Part of the slowdown seems to be from avoiding Goroutines when determining the programkind. Here are the current differences between concurrency and no concurrency when using magic.Lookup (concurrent), respectively:
________________________________________________________
Executed in 371.00 secs fish external
usr time 521.76 secs 0.07 millis 521.76 secs
sys time 235.64 secs 1.56 millis 235.63 secs
________________________________________________________
Executed in 535.85 secs fish external
usr time 461.71 secs 0.10 millis 461.71 secs
sys time 127.41 secs 3.54 millis 127.41 secs
Without concurrency (magic.LookupSync), the scans take about 3 minutes longer.
Okay, found the performance regression:
var pathKeys []string
results.Range(func(key, value interface{}) bool {
if k, ok := key.(string); ok {
func(key string) {
pathKeys = append(pathKeys, key)
slices.Sort(pathKeys)
}(k)
value, ok := value.(*bincapz.FileReport)
if !ok {
return false
}
scanPathFindings[k] = value
}
return true
})
We're sorting the pathKeys slice each time we iterate over the map which is super expensive.

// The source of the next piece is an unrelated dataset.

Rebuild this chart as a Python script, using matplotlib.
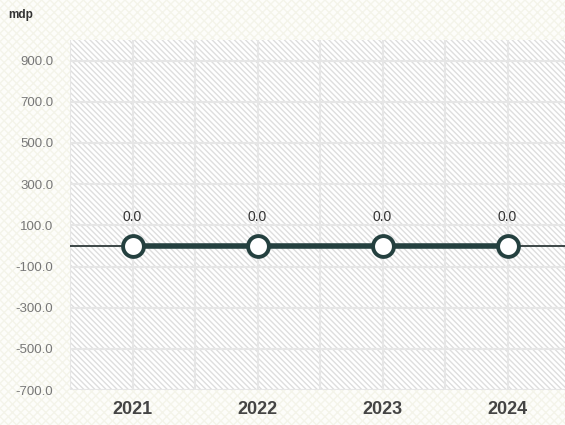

I'll open a PR to fix this.
With that fixed, the concurrent run is about 3x faster than what I originally posted:
________________________________________________________
Executed in 89.45 secs fish external
usr time 236.23 secs 0.11 millis 236.23 secs
sys time 241.30 secs 3.46 millis 241.30 secs
Using magic.LookupSync also saves some time rather than taking longer as I saw above:
________________________________________________________
Executed in 84.25 secs fish external
usr time 224.74 secs 0.10 millis 224.74 secs
sys time 223.76 secs 2.89 millis 223.76 secs
I made some tweaks/fixes related to this in #424 as well.
To clarify, the diff for Keycloak is what takes a long time, not the default scan. We're seeing this with the Spark package which, when completely extracted, comes in at ~760,000 files.
I'll close this out in favor of a "diff woes" Issue.